L-Tyrosine est le précurseur des catécholamines ; les altérations de la disponibilité de la L-tyrosine pour le cerveau peuvent influencer la synthèse de la dopamine et de la noradrénaline chez les animaux de laboratoire et probablement chez l’homme. Chez les animaux, le stress augmente la libération de catécholamines, ce qui peut entraîner une diminution de leur taux, un effet qui peut être corrigé par l’administration de L-tyrosine. La L-tyrosine ne semble pas augmenter la libération de catécholamines lorsque les neurones fonctionnent à leur taux basal, mais elle le fait lorsque le taux de fonctionnement est augmenté par le stress. C’est la base de l’étude de l’effet de la L-tyrosine sur la réponse au stress des humains.
Les principaux effets de la L-tyrosine qui ont été rapportés sont des effets aigus dans la prévention d’un déclin de la fonction cognitive en réponse à un stress physique. Les facteurs de stress physique comprennent ceux qui intéressent les militaires, comme le stress dû au froid, la combinaison du stress dû au froid et du stress dû à la haute altitude (c’est-à-dire une hypoxie légère), la veille prolongée et le stress dû à la pression négative dans la partie inférieure du corps (conçu pour simuler certains des effets des vols spatiaux). Les doses de L-tyrosine dans ces études allaient jusqu’à 20 g, soit plusieurs fois l’apport alimentaire quotidien normal. Dans une étude, la L-tyrosine a été administrée à une dose de 2 g par jour pendant 5 jours au cours d’un entraînement militaire de combat exigeant ; elle a amélioré divers aspects de la fonction cognitive par rapport au placebo.
Certains des articles ont des titres comprenant les mots » tyrosine alimentaire « , même si la L-tyrosine est donnée sans les acides aminés qui l’accompagnent lorsqu’elle est ingérée dans le cadre des protéines. L’utilisation de la L-tyrosine sous forme purifiée garantit qu’elle est moins métabolisée par la synthèse des protéines et plus par la synthèse des catécholamines. Étant donné que la L-tyrosine purifiée est traitée métaboliquement d’une manière quelque peu différente de celle de son ingestion dans le cadre du régime alimentaire, il est trompeur de la qualifier de remède diététique ou naturel. En fait, elle est utilisée comme un médicament. On manque de données sur la sécurité de l’utilisation à long terme de la L-tyrosine chez les personnes en bonne santé. Dans l’une des études les plus longues, 2,5 g de L-tyrosine 3 fois par jour n’ont eu aucun effet bénéfique ou indésirable lorsqu’ils ont été administrés à des personnes souffrant d’hypertension essentielle légère pendant 2 semaines. Les mesures dans cette étude se limitaient à la fréquence cardiaque et à la pression artérielle.

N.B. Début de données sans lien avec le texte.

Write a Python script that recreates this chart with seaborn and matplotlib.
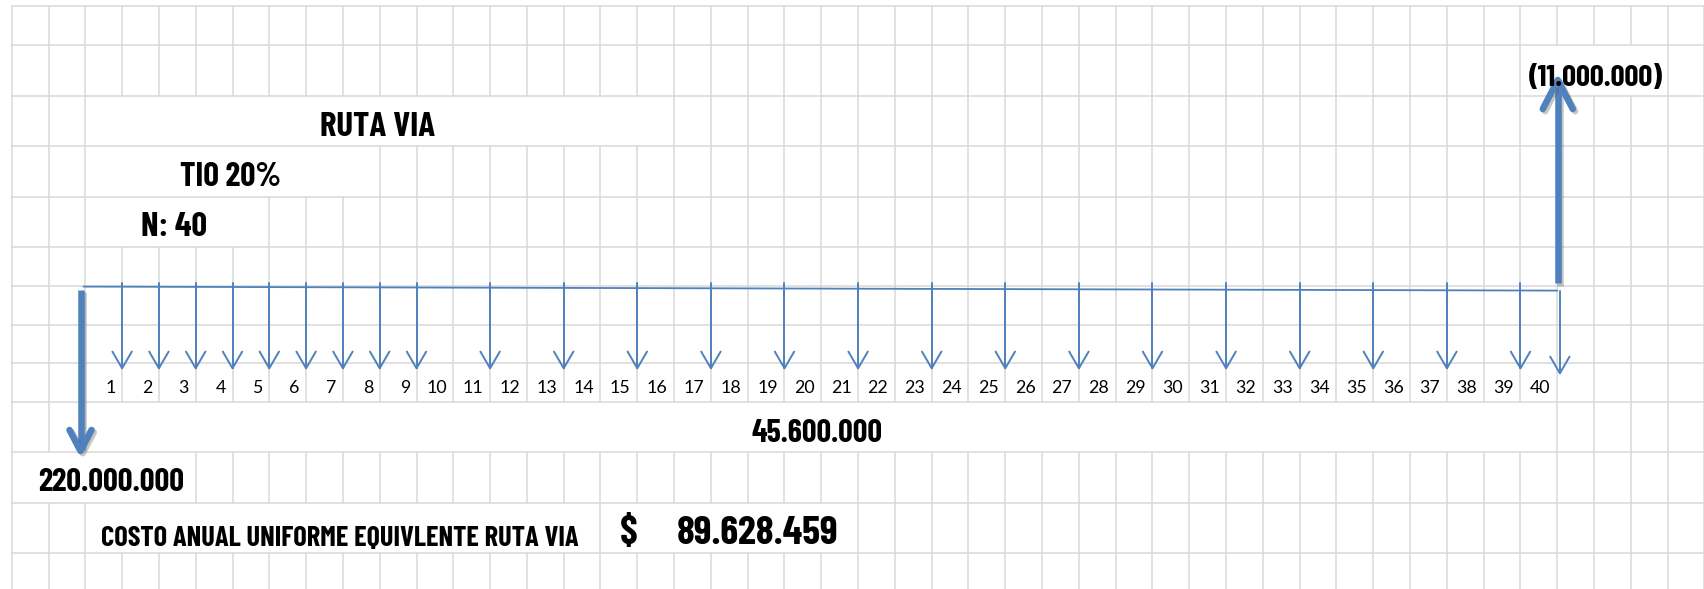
import numpy as np
import pandas as pd
import matplotlib
matplotlib.use("Agg")
import matplotlib.pyplot as plt
from matplotlib import font_manager as fm
from matplotlib import patheffects as pe
from matplotlib.textpath import TextPath
import seaborn as sns

# ---------------- data ----------------
project = "RUTA VIA"
rate_text = "TIO 20%"
horizon_text = "N: 40"
periods = [1, 2, 3, 4, 5, 6, 7, 8, 9, 10, 11, 12, 13, 14, 15, 16, 17, 18, 19, 20,
           21, 22, 23, 24, 25, 26, 27, 28, 29, 30, 31, 32, 33, 34, 35, 36, 37, 38, 39, 40]
payment_periods = [1, 2, 3, 4, 5, 6, 7, 8, 9, 11, 13, 15, 17, 19, 21, 23, 25, 27, 29,
                   31, 33, 35, 37, 39, 40]
annual_cost = 45_600_000
initial_investment = 220_000_000
salvage_value = 11_000_000
eac_caption = "COSTO ANUAL UNIFORME EQUIVLENTE RUTA VIA"
eac_value = 89_628_459


def thousands(v):
    return f"{v:,}".replace(",", ".")


# ---------------- sheet layout (pixels) ----------------
W, H, DPI = 1704, 589, 100
COL_W = 36.8          # width of one spreadsheet column
X_P0 = 85.3           # pixel position of period 0
ROW_LINES = [6, 45, 96, 146, 197, 247, 286, 325, 363, 402, 452, 503, 553, 604]
FIRST_COL, LAST_COL = -2, 44
# vertical grid segments hidden by merged cells / overflowing text, per row
HIDDEN = {
    1: [40, 41, 42],
    2: list(range(1, 16)),
    3: list(range(1, 8)),
    4: list(range(1, 5)),
    9: list(range(1, 40)),
    10: list(range(-1, 3)),
    11: list(range(1, 14)) + list(range(15, 21)),
}
BLUE = "#4F81BD"
GRID = "#D9D9D9"
K = DPI / 72.0


def px(x_pixel):
    """pixel column -> period axis units"""
    return (x_pixel - X_P0) / COL_W


def timeline_y(p):
    return 286.6 + 4.0 * p / periods[-1]


sns.set_theme(style="white")
plt.rcParams["font.family"] = ["Lato", "DejaVu Sans"]


def weight_num(w):
    named = {"ultralight": 200, "light": 300, "normal": 400, "regular": 400, "book": 400,
             "medium": 500, "semibold": 600, "demibold": 600, "bold": 700,
             "heavy": 800, "extra bold": 800, "black": 900}
    return w if isinstance(w, (int, float)) else named.get(str(w).lower(), 400)


def pick_bold_condensed(prefs):
    entries = [f for f in fm.fontManager.ttflist if f.style == "normal"]
    for fam in prefs:
        cands = [f for f in entries if f.name == fam and weight_num(f.weight) >= 700]
        if cands:
            best = min(cands, key=lambda f: abs(weight_num(f.weight) - 700))
            return fm.FontProperties(fname=best.fname)
    return fm.FontProperties(family="DejaVu Sans", weight="bold")


bold_fp = pick_bold_condensed(["Saira Extra Condensed", "Barlow Condensed",
                               "Big Shoulders Display", "Saira Condensed", "Oswald",
                               "Barlow Semi Condensed", "Cabin Condensed"])
num_fp = fm.FontProperties(family=["Lato", "DejaVu Sans"], size=12.8)

fig = plt.figure(figsize=(W / DPI, H / DPI), dpi=DPI)
ax = fig.add_axes([0, 0, 1, 1])
fig.patch.set_facecolor("white")

# ---------------- spreadsheet grid ----------------
for i in range(len(ROW_LINES) - 1):
    hide = set(HIDDEN.get(i, []))
    cols = [c for c in range(FIRST_COL, LAST_COL + 1) if c not in hide]
    ax.vlines(cols, ROW_LINES[i], ROW_LINES[i + 1], colors=GRID, lw=1.1, zorder=0)
ax.hlines(ROW_LINES, px(10.5), px(W + 10), colors=GRID, lw=1.1, zorder=0)

# ---------------- time line ----------------
t_start = 0 - 0.05
tl = pd.DataFrame({"x": [t_start, periods[-1]],
                   "y": [timeline_y(t_start), timeline_y(periods[-1])]})
sns.lineplot(data=tl, x="x", y="y", color=BLUE, lw=1.3, ax=ax, legend=False,
             estimator=None, sort=False)

# ---------------- annual payments (thin arrows) ----------------
shafts, heads = [], []
for i, p in enumerate(payment_periods):
    last = p == periods[-1]
    x = p + (0.07 if last else 0.0)
    top = timeline_y(p) if last else 283.3
    tip = 373.3 if last else 368.3
    hw = 9.7 / COL_W
    hh = 16.7
    shafts += [dict(seg=i, x=x, y=top), dict(seg=i, x=x, y=tip)]
    heads += [dict(seg=i, x=x - hw, y=tip - hh), dict(seg=i, x=x, y=tip),
              dict(seg=i, x=x + hw, y=tip - hh)]
sns.lineplot(data=pd.DataFrame(shafts), x="x", y="y", units="seg", estimator=None,
             sort=False, color=BLUE, lw=1.4, ax=ax, legend=False)
sns.lineplot(data=pd.DataFrame(heads), x="x", y="y", units="seg", estimator=None,
             sort=False, color=BLUE, lw=1.4, ax=ax, legend=False)

# ---------------- investment and salvage (thick arrows) ----------------
shadow = [pe.SimpleLineShadow(offset=(1.6, -1.6), shadow_color="0.35", alpha=0.35),
          pe.Normal()]
big_lw = 4.7

# initial investment, downward at period 0
xd = 0 - 0.13
ax.plot([xd, xd], [290, 448], color=BLUE, lw=big_lw, solid_capstyle="butt",
        path_effects=shadow, zorder=4)
ax.plot([xd - 11 / COL_W, xd, xd + 11 / COL_W], [430, 451, 430], color=BLUE, lw=big_lw,
        solid_capstyle="round", solid_joinstyle="round", path_effects=shadow, zorder=4)

# salvage value, upward at the last period
xu = periods[-1] + 0.013
ax.plot([xu, xu], [283.3, 82], color=BLUE, lw=big_lw, solid_capstyle="butt",
        path_effects=shadow, zorder=4)
ax.plot([xu - 15 / COL_W, xu, xu + 15 / COL_W], [109, 80, 109], color=BLUE, lw=big_lw,
        solid_capstyle="round", solid_joinstyle="round", path_effects=shadow, zorder=4)

# ---------------- period numbers ----------------
for n in periods:
    ax.text(n - 0.18, 392.7, str(n), ha="right", va="baseline", fontproperties=num_fp,
            color="black", zorder=3)


# ---------------- bold condensed labels ----------------
cap_unit = TextPath((0, 0), "H", size=1, prop=bold_fp).get_extents().height


def cond_text(s, x_pixel, base, width_px, cap_px, ha="center"):
    ink_w = TextPath((0, 0), s, size=1, prop=bold_fp).get_extents().width
    size_w = width_px / (ink_w * K)
    size_h = cap_px / (cap_unit * K)
    size = min(np.sqrt(size_w * size_h), 1.05 * size_w, 1.08 * size_h)
    fp = bold_fp.copy()
    fp.set_size(size)
    ax.text(px(x_pixel), base, s, ha=ha, va="baseline", fontproperties=fp,
            color="black", zorder=5)


cond_text(project, 378, 136, 108, 28)
cond_text(rate_text, 230.6, 186, 94, 28)
cond_text(horizon_text, 174, 236, 60.5, 29)
cond_text(f"({thousands(salvage_value)})", 1596, 86, 128, 24)
cond_text(thousands(annual_cost), 817, 442, 123, 27)
cond_text(thousands(initial_investment), 111, 491, 137, 26)
cond_text(eac_caption, 340, 546, 454, 23)
cond_text("$", 629, 544, 15, 29)
cond_text(thousands(eac_value), 838, 544, 155, 29, ha="right")

ax.set_xlim(px(0), px(W))
ax.set_ylim(H, 0)
ax.axis("off")

fig.savefig("out.png", dpi=DPI, facecolor="white")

Les patients ou les personnes en bonne santé se sentant quelque peu stressés peuvent lire des affirmations selon lesquelles la L-tyrosine atténue les effets du stress. Ils imaginent probablement que la L-tyrosine les aidera à se sentir moins stressés en réponse aux facteurs de stress psychosociaux de la vie quotidienne. Ce qui a été démontré, c’est que la L-tyrosine prévient une partie du déclin cognitif en réponse aux facteurs de stress physique, un effet qui n’intéresse pratiquement personne en dehors des militaires. L’utilisation de la L-tyrosine ne peut être recommandée aux patients. Les patients qui en prennent déjà doivent être informés de ce qu’il a réellement été démontré qu’elle fait et du manque de preuves de sa sécurité à long terme.
Simon N. Young, PhD Professeur, Département de psychiatrie Université McGill Montréal, Qc.